Disqus Custom CSS Styling in 3 Easy Steps

Posted on Jun 24 by ack.
Categories: ack, online, usability, web 2.0.

DisqusSo I have been running Disqus on this blog for over a year now, and I am a huge fan of the service. [Ed note: I got a little fired up here, so feel free to jump right to the steps.] My prior experience with comments had me deleting at least a few comments daily, all being spam. Akismet has improved much since then, but with Disqus I now have only had to remove 1-2 spam comments this past year. That is fantastic results. I also recently checked a friends dormant blog and there were 112K spam comments missed by Akismet needing approval, yes, that’s thousands!

So this is a very cool tech company based in NYC with money from Fred Wilson’s Union Square Ventures (which is how I first heard of Disqus). But what I just don’t get is how they don’t give more support for changing the look and feel of the content they put on my blog.

I understand completely that they can’t actually help individuals with how to code their pages, but the best info they have is on this Disqus wiki page on Custom CSS? I would love to hear any non-html-developer try and make use of that page. It was either written by developers who have long forgotten what it is like to deal with non-developers, or the lawyers got involved (And I don’t consider myself enough of an expert on the topic to start editing their wiki page). By support, all that is needed is a good sample and walk-thru webpage.

Now Disque is a completely user-friendly service that requires only a bit of copy and paste of a line of code, it is perfectly targeted at the non-technical (blogging) audience, yet they really dropped the ball at the last possible moment. Their code and styling look great on untextured white background, and nothing else, and pretty much disappear on a black background based site like mine.

So I mentioned I have been using Disqus for a year, so how did I solve this problem? I didn’t. For the last year I have had black text comments on a black background. You see, when I set this up, I went to try and change the styling from the Disqus admin, where of course it is never even mentioned. From a Google search, all I got was the above page telling me to create something from scratch using whatever elements listed on the page I wanted to use, which frankly is so unhelpful and a waste of my time. So since I have have a very low commented site, I didn’t bother.

But now I actually know enough CSS to be dangerous, so I thought I would finally tackle the issue. As a bonus I assumed with a year passed there should be some better examples floating around, but I was wrong. So now I am providing what I did to solve this simple issue, that I have seen many many people still have.

So here is my own sample for anyone trying to create custom background and text colors for Disqus in three easy steps:

Step 1: Start with a Disqus CSS sample, here is mine: disqus-form.css and save it so that you can edit it.

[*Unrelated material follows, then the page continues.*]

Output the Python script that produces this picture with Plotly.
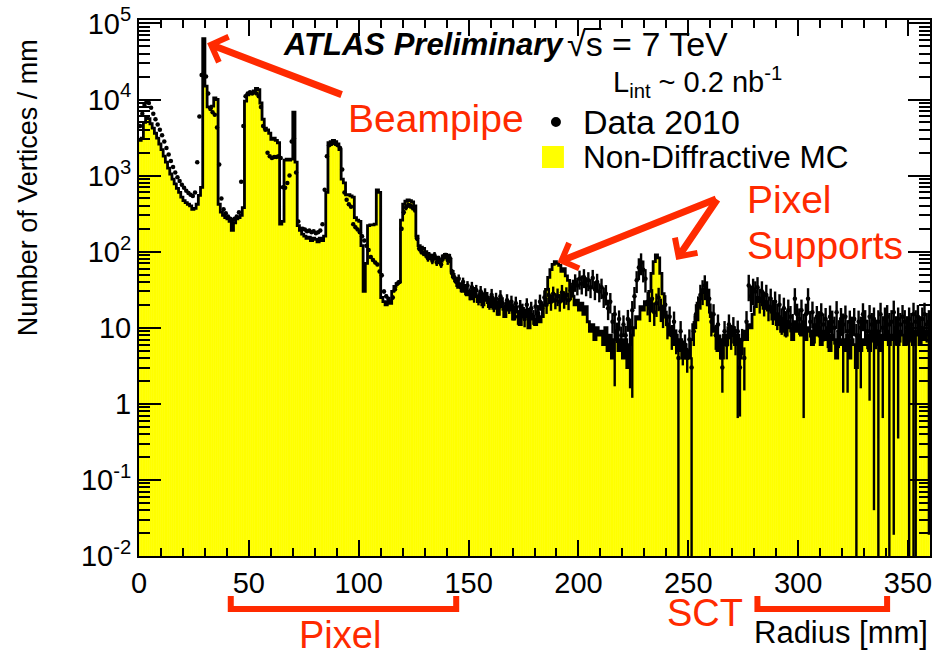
import plotly.graph_objects as go

# 1 mm radial bins from 0 to 360 mm
bin_edges_mm = list(range(0, 361))

# Non-diffractive MC, vertices per mm
mc_nd = [
    2900, 3100, 5000, 5800, 5600, 4800, 4200, 3600, 3100, 2600,
    2200, 1800, 1500, 1250, 1050, 900, 780, 680, 600, 520,
    470, 440, 420, 400, 360, 370, 420, 550, 700, 63000,
    15000, 8000, 7800, 8200, 10500, 10000, 420, 330, 300, 280,
    270, 250, 190, 240, 270, 280, 300, 380, 9500, 11500,
    12000, 12500, 13000, 14000, 13500, 9000, 5500, 4200, 4000, 3600,
    3000, 3100, 2900, 2700, 230, 250, 1600, 1650, 1600, 1650,
    6800, 1500, 220, 190, 170, 160, 150, 155, 140, 150,
    145, 135, 150, 140, 160, 600, 2700, 2800, 2900, 2800,
    2600, 2200, 900, 800, 560, 560, 540, 520, 280, 260,
    250, 120, 30, 70, 220, 225, 225, 230, 650, 600,
    25, 22, 20, 22, 21, 30, 35, 38, 40, 260,
    420, 460, 480, 470, 450, 400, 160, 120, 115, 110,
    100, 95, 85, 90, 80, 85, 72, 75, 88, 92,
    90, 80, 55, 45, 40, 34, 38, 30, 36, 27,
    30, 24, 33, 26, 22, 29, 20, 27, 23, 19,
    25, 18, 22, 15, 24, 19, 14, 21, 17, 20,
    13, 19, 16, 11, 18, 14, 17, 10, 15, 13,
    11, 15, 12, 14, 20, 32, 46, 58, 68, 74,
    70, 66, 55, 60, 48, 42, 30, 26, 20, 23,
    17, 21, 15, 19, 12, 9, 11, 7, 10, 8,
    9, 6, 10, 5, 8, 4, 7, 9, 5, 7,
    4, 7, 3, 6, 8, 10, 14, 13, 19, 17,
    22, 20, 30, 52, 74, 91, 83, 52, 28, 16,
    11, 8, 10, 6, 8, 5, 7, 4, 6, 5,
    4, 7, 11, 14, 21, 24, 29, 32, 27, 20,
    14, 9, 10, 5, 7, 4, 8, 6, 10, 8,
    10, 6, 8, 4, 7, 9, 7, 11, 10, 15,
    19, 25, 22, 24, 18, 22, 17, 19, 13, 15,
    11, 14, 9, 13, 8, 12, 10, 7, 12, 9,
    11, 8, 12, 7, 10, 9, 6, 11, 8, 10,
    6, 9, 7, 10, 5, 8, 7, 4, 9, 6,
    7, 5, 8, 4, 7, 6, 3, 8, 5, 7,
    6, 8, 5, 9, 7, 6, 9, 5, 8, 7,
    9, 6, 8, 7, 10, 6, 9, 8, 6, 9,
    7, 10, 6, 9, 8, 6, 10, 7, 9, 8,
]

# Data 2010, vertices per mm
data_2010 = [
    4500, 6500, 8500, 9500, 9000, 7800, 6500, 5500, 4700, 4000,
    3400, 2800, 2300, 1900, 1550, 1300, 1100, 950, 850, 760,
    690, 630, 590, 560, 540, 600, 1500, 6000, 21000, 22000,
    20000, 12000, 7500, 6800, 6300, 4300, 1400, 500, 360, 320,
    290, 270, 260, 270, 290, 330, 830, 4500, 11000, 12000,
    12500, 12000, 12500, 12000, 11000, 8000, 4500, 4000, 2000, 1800,
    1700, 1750, 1750, 1800, 1700, 700, 690, 800, 1000, 2800,
    3100, 1100, 250, 200, 200, 195, 185, 190, 180, 185,
    175, 180, 190, 230, 650, 1800, 2500, 2600, 2700, 2600,
    2500, 2300, 1200, 600, 480, 420, 390, 230, 210, 195,
    180, 160, 140, 120, 105, 85, 78, 72, 68, 55,
    49, 30, 26, 24, 22, 25, 32, 38, 40, 200,
    330, 380, 410, 400, 380, 355, 150, 110, 100, 95,
    92, 82, 86, 76, 90, 72, 80, 68, 84, 88,
    78, 82, 52, 46, 40, 44, 34, 40, 31, 36,
    28, 34, 26, 31, 24, 30, 22, 28, 25, 21,
    27, 20, 24, 18, 26, 21, 17, 23, 19, 22,
    16, 21, 14, 19, 17, 13, 20, 15, 18, 14,
    19, 16, 22, 18, 25, 20, 27, 22, 28, 23,
    26, 22, 29, 24, 27, 23, 31, 34, 40, 36,
    44, 38, 46, 36, 42, 34, 45, 32, 40, 30,
    34, 26, 28, 18, 22, 12, 15, 9, 13, 8,
    11, 8, 13, 10, 17, 26, 42, 62, 72, 58,
    44, 22, 18, 24, 16, 21, 25, 18, 15, 20,
    11, 14, 8, 12, 7, 4, 9, 5, 6, 4,
    7, 3, 9, 15, 19, 27, 31, 36, 30, 24,
    12, 15, 8, 11, 6, 3, 9, 6, 11, 8,
    10, 7, 9, 3, 7, 4, 12, 36, 26, 32,
    30, 34, 24, 30, 22, 27, 19, 24, 17, 22,
    15, 20, 13, 18, 12, 17, 14, 11, 24, 15,
    13, 17, 11, 15, 24, 12, 16, 10, 14, 12,
    15, 11, 13, 9, 14, 12, 10, 16, 9, 13,
    11, 14, 9, 12, 10, 13, 8, 12, 10, 15,
    12, 9, 14, 11, 13, 9, 12, 15, 10, 13,
    14, 11, 12, 16, 10, 13, 11, 14, 12, 10,
    13, 11, 15, 12, 14, 10, 13, 15, 11, 12,
]

# Relative statistical uncertainty of the data, one value per 10 mm slice
data_rel_err = [
    0.02, 0.02, 0.02, 0.02, 0.02, 0.02, 0.02, 0.03, 0.03, 0.04,
    0.05, 0.06, 0.08, 0.10, 0.14, 0.18, 0.20, 0.22, 0.24, 0.26,
    0.28, 0.30, 0.32, 0.34, 0.36, 0.36, 0.36, 0.38, 0.36, 0.38,
    0.38, 0.40, 0.40, 0.42, 0.42, 0.42,
]

# Sparse bins: lower end of the data error bar (0 = reaches the axis)
data_err_floor = {
    216: 1.7, 223: 1.6, 224: 1.2, 245: 0, 251: 0, 265: 1.4, 272: 0.65,
    273: 0.68, 275: 1.5, 302: 0.65, 320: 1.4, 322: 1.4, 326: 0, 328: 1.6,
    332: 1.1, 334: 0.04, 336: 0, 338: 0.65, 341: 0, 343: 0.019,
    345: 0.35, 350: 0, 352: 0, 353: 0, 359: 0.019,
}

x_ticks = [0, 50, 100, 150, 200, 250, 300, 350]
y_tick_vals = [1e-2, 1e-1, 1, 10, 1e2, 1e3, 1e4, 1e5]
y_tick_text = ["10<sup>-2</sup>", "10<sup>-1</sup>", "1", "10",
               "10<sup>2</sup>", "10<sup>3</sup>", "10<sup>4</sup>", "10<sup>5</sup>"]

FONT = "Liberation Sans, Arial, Helvetica, sans-serif"
RED = "#ff2a00"
YELLOW = "#ffff00"

centers = [(a + b) / 2 for a, b in zip(bin_edges_mm[:-1], bin_edges_mm[1:])]
err_up, err_lo = [], []
for i, v in enumerate(data_2010):
    r = data_rel_err[i // 10]
    err_up.append(v * r)
    if i in data_err_floor:
        err_lo.append(v - data_err_floor[i])
    else:
        err_lo.append(v * r)

fig = go.Figure()

# MC: yellow filled histogram with black outline
fig.add_trace(go.Bar(
    x=centers, y=mc_nd, width=1.0,
    marker=dict(color=YELLOW, line=dict(color=YELLOW, width=0.6)),
    hoverinfo="skip",
))
fig.add_trace(go.Scatter(
    x=bin_edges_mm, y=mc_nd + [mc_nd[-1]], mode="lines",
    line=dict(color="black", width=2.8, shape="hv"),
    hoverinfo="skip",
))

# Data points with error bars
fig.add_trace(go.Scatter(
    x=centers, y=data_2010, mode="markers",
    marker=dict(color="black", size=4.5),
    error_y=dict(type="data", symmetric=False, array=err_up, arrayminus=err_lo,
                 color="black", thickness=2.4, width=0),
))

# paper-coordinate helpers for the decoration layout (plot area 139..932 x 20..556 px)
PL, PR, PT, PB = 139, 932, 20, 556


def px(xp):
    return (xp - PL) / (PR - PL)


def py(yp):
    return (PB - yp) / (PB - PT)


annotations = [
    dict(text="<b><i>ATLAS Preliminary</i></b>", x=px(281), y=py(44), xanchor="left",
         yanchor="middle", font=dict(size=31, color="black")),
    dict(text="\u221as = 7 TeV", x=px(566), y=py(44), xanchor="left",
         yanchor="middle", font=dict(size=34, color="black")),
    dict(text="L<sub>int</sub> ~ 0.2 nb<sup>-1</sup>", x=px(612), y=py(82), xanchor="left",
         yanchor="middle", font=dict(size=29, color="black")),
    dict(text="Data 2010", x=px(582), y=py(122), xanchor="left",
         yanchor="middle", font=dict(size=34, color="black")),
    dict(text="Non-Diffractive MC", x=px(582), y=py(157), xanchor="left",
         yanchor="middle", font=dict(size=31.5, color="black")),
    dict(text="Beampipe", x=px(347), y=py(119), xanchor="left",
         yanchor="middle", font=dict(size=39, color=RED)),
    dict(text="Pixel", x=px(747), y=py(200), xanchor="left",
         yanchor="middle", font=dict(size=39, color=RED)),
    dict(text="Supports", x=px(747), y=py(245), xanchor="left",
         yanchor="middle", font=dict(size=39, color=RED)),
    dict(text="Pixel", x=px(341), y=py(635), xanchor="center",
         yanchor="middle", font=dict(size=38, color=RED)),
    dict(text="SCT", x=px(706), y=py(613), xanchor="center",
         yanchor="middle", font=dict(size=38, color=RED)),
    dict(text="Radius [mm]", x=px(932), y=py(632), xanchor="right",
         yanchor="middle", font=dict(size=31, color="black")),
    dict(text="Number of Vertices / mm", x=px(28), y=py(188), xanchor="center",
         yanchor="middle", textangle=-90, font=dict(size=27, color="black")),
]
for a in annotations:
    a.update(xref="paper", yref="paper", showarrow=False)

# red arrows, tips placed in data coordinates (mm, log10 value)
arrow_style = dict(showarrow=True, arrowhead=4, arrowsize=0.75, arrowwidth=7,
                   arrowcolor=RED, axref="pixel", ayref="pixel", text="",
                   xref="x", yref="y")
annotations += [
    dict(x=31.0, y=4.74, ax=136, ay=52, **arrow_style),
    dict(x=190.5, y=1.86, ax=160, ay=-64, **arrow_style),
    dict(x=244.5, y=1.89, ax=42, ay=-62, **arrow_style),
]

shapes = [
    # legend symbols
    dict(type="circle", xref="paper", yref="paper", x0=px(552), x1=px(562),
         y0=py(127), y1=py(117), fillcolor="black", line=dict(width=0)),
    dict(type="rect", xref="paper", yref="paper", x0=px(543), x1=px(565),
         y0=py(168), y1=py(146), fillcolor=YELLOW, line=dict(width=0)),
    # overline of the square root
    dict(type="line", xref="paper", yref="paper", x0=px(585), x1=px(603),
         y0=py(29), y1=py(29), line=dict(color="black", width=2)),
    # detector brackets under the axis
    dict(type="path", xref="paper", yref="paper",
         path=f"M {px(231)},{py(596)} L {px(231)},{py(609)} L {px(457)},{py(609)} L {px(457)},{py(596)}",
         line=dict(color=RED, width=6)),
    dict(type="path", xref="paper", yref="paper",
         path=f"M {px(759)},{py(596)} L {px(759)},{py(609)} L {px(889)},{py(609)} L {px(889)},{py(596)}",
         line=dict(color=RED, width=6)),
]

minor_y = [m * 10 ** e for e in range(-2, 5) for m in range(2, 10)]

fig.update_layout(
    width=935, height=656,
    margin=dict(l=PL, r=935 - PR, t=PT, b=656 - PB),
    paper_bgcolor="white", plot_bgcolor="white",
    font=dict(family=FONT, color="black"),
    bargap=0, showlegend=False,
    annotations=annotations, shapes=shapes,
)
fig.update_xaxes(
    range=[0, 360], tickvals=x_ticks, ticks="inside", ticklen=16, tickwidth=1.5,
    tickcolor="black", showline=True, linecolor="black", linewidth=2, mirror="allticks",
    showgrid=False, zeroline=False, tickfont=dict(size=29, family=FONT),
    minor=dict(dtick=10, tick0=0, ticks="inside", ticklen=8, tickcolor="black", showgrid=False),
)
fig.update_yaxes(
    type="log", range=[-2, 5.045], tickvals=y_tick_vals, ticktext=y_tick_text,
    ticks="inside", ticklen=22, tickwidth=1.5, tickcolor="black", showline=True,
    linecolor="black", linewidth=2, mirror="allticks", showgrid=False, zeroline=False,
    tickfont=dict(size=29, family=FONT),
    minor=dict(tickvals=minor_y, ticks="inside", ticklen=11, tickcolor="black", showgrid=False),
)

fig.write_html("out.html")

Step 2: Edit it. HTML and CSS can look scary, but you only actually have to start with one small section to change the background and font text color for the entire Disqus section (which is all I’ve been trying to do). Then upload the file to your blog.

/* Everything Disqus on your page is contained within this. */
#disqus_thread {
background-color: #000000;
color: #ffffff;
border-style: solid;
border-color: #cccccc;
padding: 5px;
}

Now this looks intimidating, but all you need to know about colors is that “ffffff” is white and “000000″ is black (”cccccc” is gray). So my background color is black and my (font) color is white. If you want to get more tricky then those, look up your html color. Border-color is a gray line around the Disqus area, and the Padding gives a little space around the outside (5 pixels worth).

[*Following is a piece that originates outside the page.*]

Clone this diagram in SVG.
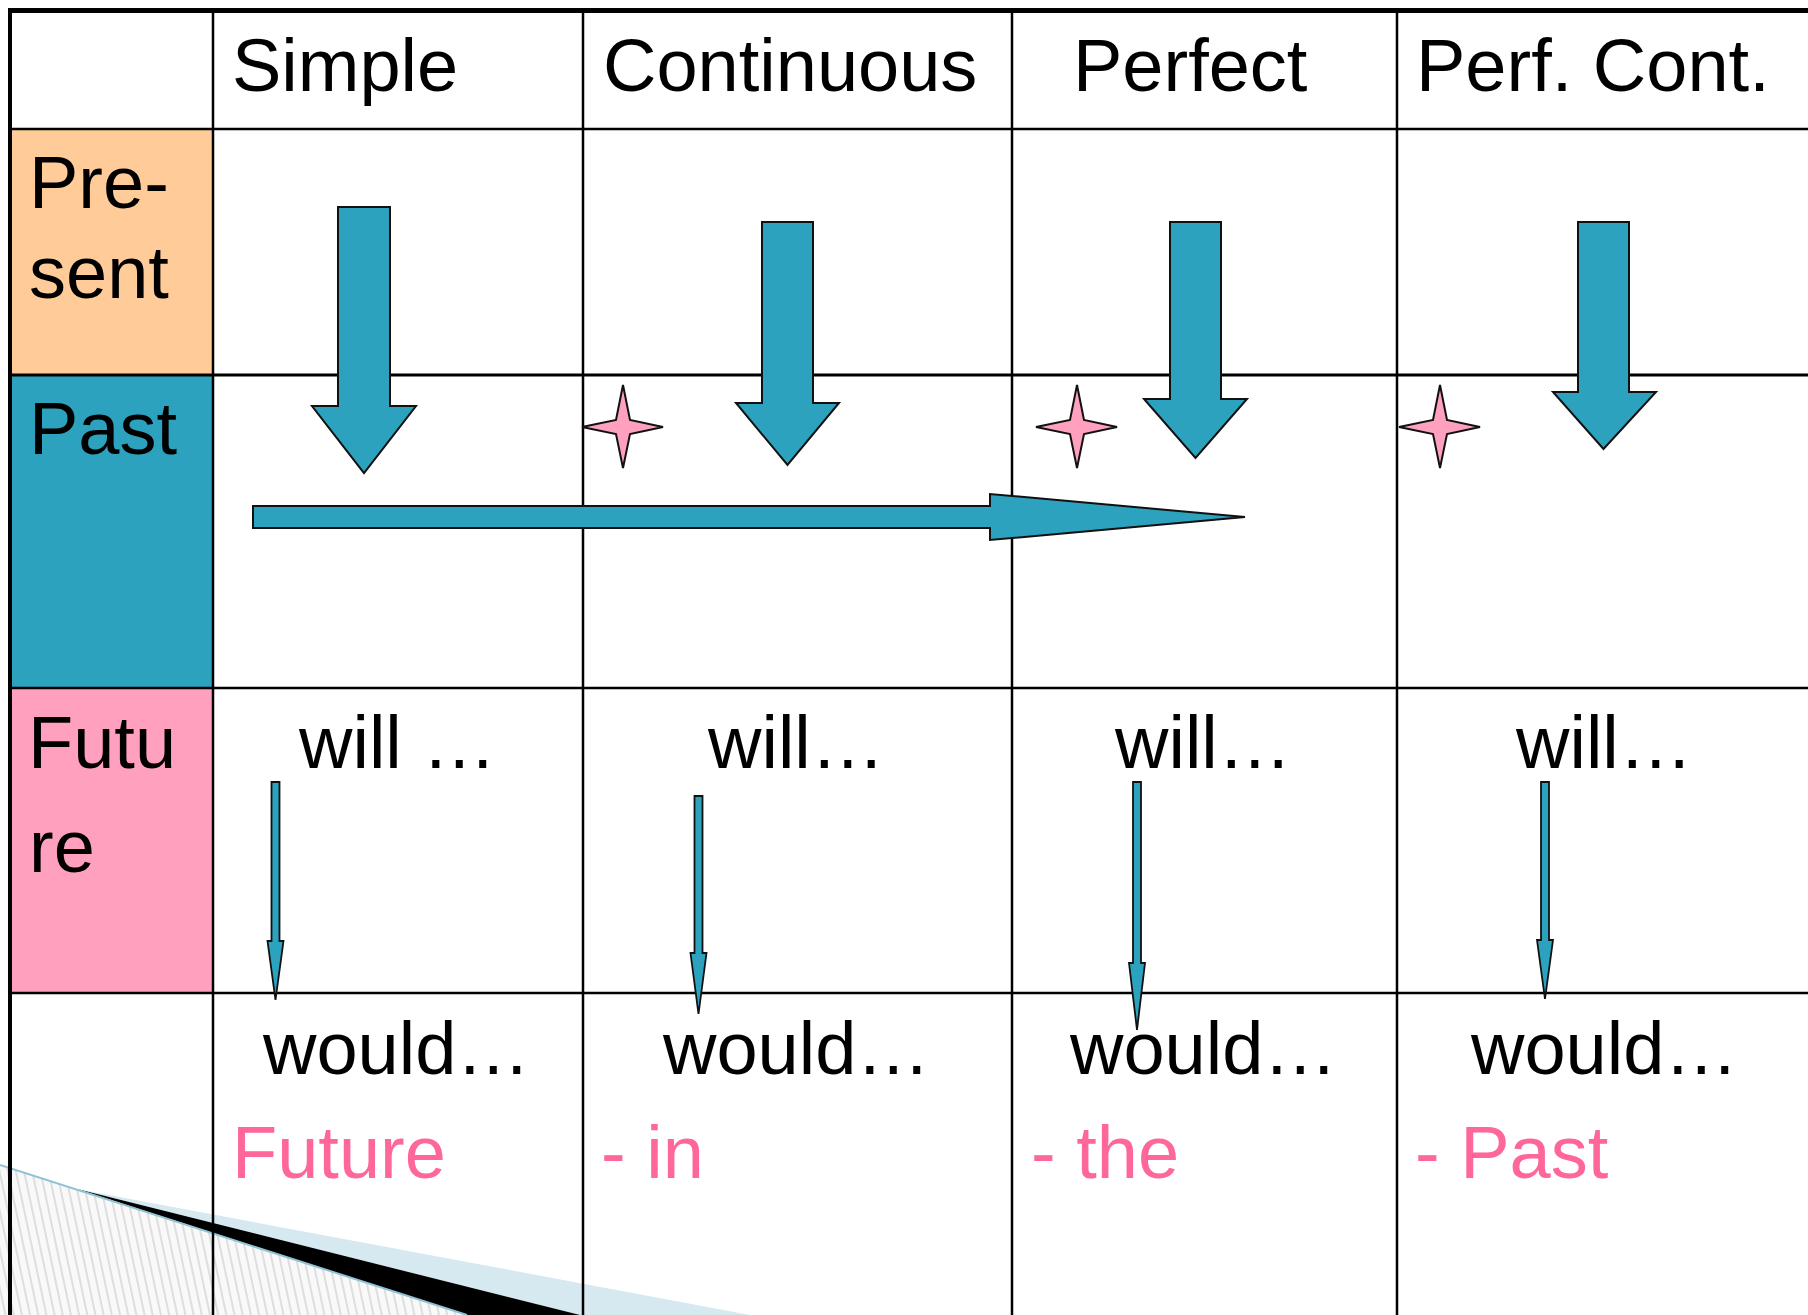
<svg xmlns="http://www.w3.org/2000/svg" width="1808" height="1315" viewBox="0 0 1808 1315">
<style>
text{font-family:"Liberation Sans",Arial,sans-serif;font-size:74px;fill:#000}
.pink{fill:#FF6699}
.grid{stroke:#000;stroke-width:2.5;fill:none}
.arrow{fill:#2CA2BF;stroke:#111;stroke-width:2;stroke-linejoin:miter}
.thin{fill:#2CA2BF;stroke:#111;stroke-width:1.8}
.star{fill:#FFA0BE;stroke:#111;stroke-width:2}
</style>
<defs>
<pattern id="hatch" patternUnits="userSpaceOnUse" width="8" height="8" patternTransform="rotate(-12)">
<rect width="8" height="8" fill="#f9f9f9"/>
<line x1="4" y1="0" x2="4" y2="8" stroke="#c4c4c4" stroke-width="1"/>
</pattern>
</defs>
<rect width="1808" height="1315" fill="#fff"/>

<g id="corner-curl">
<polygon points="0,1165 467,1315 0,1315" fill="url(#hatch)"/>
<polygon points="77,1189 750,1315 467,1315" fill="#D6E9F1"/>
<polygon points="77,1189 580,1315 467,1315" fill="#000"/>
<line x1="0" y1="1165" x2="467" y2="1315" stroke="#8FC3D4" stroke-width="2"/>
</g>

<g id="row-headers">
<g id="cell-present"><rect x="11" y="130" width="202" height="245" fill="#FFCC99"/><text x="29" y="208">Pre-</text><text x="29" y="298">sent</text></g>
<g id="cell-past"><rect x="11" y="375" width="202" height="313" fill="#2CA2BF"/><text x="29" y="454">Past</text></g>
<g id="cell-future"><rect x="11" y="688" width="202" height="305" fill="#FFA0BE"/><text x="28" y="768">Futu</text><text x="29" y="872">re</text></g>
</g>

<g id="grid">
<line class="grid" x1="213" y1="10" x2="213" y2="1315"/>
<line class="grid" x1="583" y1="10" x2="583" y2="1315"/>
<line class="grid" x1="1012" y1="10" x2="1012" y2="1315"/>
<line class="grid" x1="1397" y1="10" x2="1397" y2="1315"/>
<line class="grid" x1="10" y1="129" x2="1808" y2="129"/>
<line class="grid" x1="10" y1="375" x2="1808" y2="375" style="stroke-width:3"/>
<line class="grid" x1="10" y1="688" x2="1808" y2="688"/>
<line class="grid" x1="10" y1="993" x2="1808" y2="993"/>
<line x1="8" y1="10.5" x2="1808" y2="10.5" stroke="#000" stroke-width="5"/>
<line x1="10" y1="8" x2="10" y2="1315" stroke="#000" stroke-width="4"/>
</g>

<g id="col-headers">
<g id="h-simple"><text x="232" y="91">Simple</text></g>
<g id="h-continuous"><text x="603" y="91">Continuous</text></g>
<g id="h-perfect"><text x="1073" y="91">Perfect</text></g>
<g id="h-perfcont"><text x="1416" y="91">Perf. Cont.</text></g>
</g>

<g id="future-cells">
<g id="will-1"><text x="299" y="768">will …</text></g>
<g id="will-2"><text x="708" y="768">will…</text></g>
<g id="will-3"><text x="1115" y="768">will…</text></g>
<g id="will-4"><text x="1516" y="768">will…</text></g>
</g>

<g id="bottom-cells">
<g id="would-1"><text x="263" y="1074">would…</text><text class="pink" x="232" y="1178">Future</text></g>
<g id="would-2"><text x="663" y="1074">would…</text><text class="pink" x="601" y="1178">- in</text></g>
<g id="would-3"><text x="1070" y="1074">would…</text><text class="pink" x="1031" y="1178">- the</text></g>
<g id="would-4"><text x="1471" y="1074">would…</text><text class="pink" x="1415" y="1178">- Past</text></g>
</g>

<g id="stars">
<path id="star-1" class="star" d="M623,385 L630,420 L663,427 L630,434 L623,468 L616,434 L582,427 L616,420 Z"/>
<path id="star-2" class="star" d="M1077,385 L1084,420 L1117,427 L1084,434 L1077,468 L1070,434 L1036,427 L1070,420 Z"/>
<path id="star-3" class="star" d="M1440,385 L1447,420 L1480,427 L1447,434 L1440,468 L1433,434 L1399,427 L1433,420 Z"/>
</g>

<g id="connectors">
<polygon class="arrow" points="338,207 390,207 390,406 416,406 364,473 312,406 338,406"/>
<polygon class="arrow" points="762,222 813,222 813,403 839,403 787.5,465 736,403 762,403"/>
<polygon class="arrow" points="1170,222 1221,222 1221,399 1247,399 1195.5,458 1144,399 1170,399"/>
<polygon class="arrow" points="1578,222 1629,222 1629,392 1656,392 1603.5,449 1553,392 1578,392"/>
<polygon class="arrow" points="253,506 990,506 990,494 1245,517 990,540 990,528 253,528"/>
<polygon class="thin" points="271.5,782 279.5,782 279.5,941 283.5,941 275.5,1000 267.5,941 271.5,941"/>
<polygon class="thin" points="694.5,796 702.5,796 702.5,953 706.5,953 698.5,1014 690.5,953 694.5,953"/>
<polygon class="thin" points="1133,782 1141,782 1141,963 1145,963 1137,1030 1129,963 1133,963"/>
<polygon class="thin" points="1541,782 1549,782 1549,940 1553,940 1545,999 1537,940 1541,940"/>
</g>
</svg>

Step 3: You will need to add the following bit of code to your Wordpress/blog header template file, inside the “head” tag. Change “yourblog.com” to your blog address and where you uploaded the file. Save the template header when done.

<script type="text/javascript">var disqus_iframe_css = "http://www.yourblog.com/disqus-form.css";</script>
<link type="text/css" rel="stylesheet" href="http://www.yourblog.com/disqus-form.css" media="screen" />

Guess what, you are done. Hope this helps.

I think it is ALWAYS better to provide a template that has good simple notations for people to make changes, so I grabbed the initial CSS file from this forum post. Most of the advice was to add only the first line to your template header and make half the changes to the CSS in your blog’s template CSS, and I find that too confusing, so I combined them into the same file.

I know I didn’t explain how to find your template files or what all the CSS options are, or even what CSS stands for (Cascading Style Sheets), but that’s what Google is for once you get the basics done. Good luck.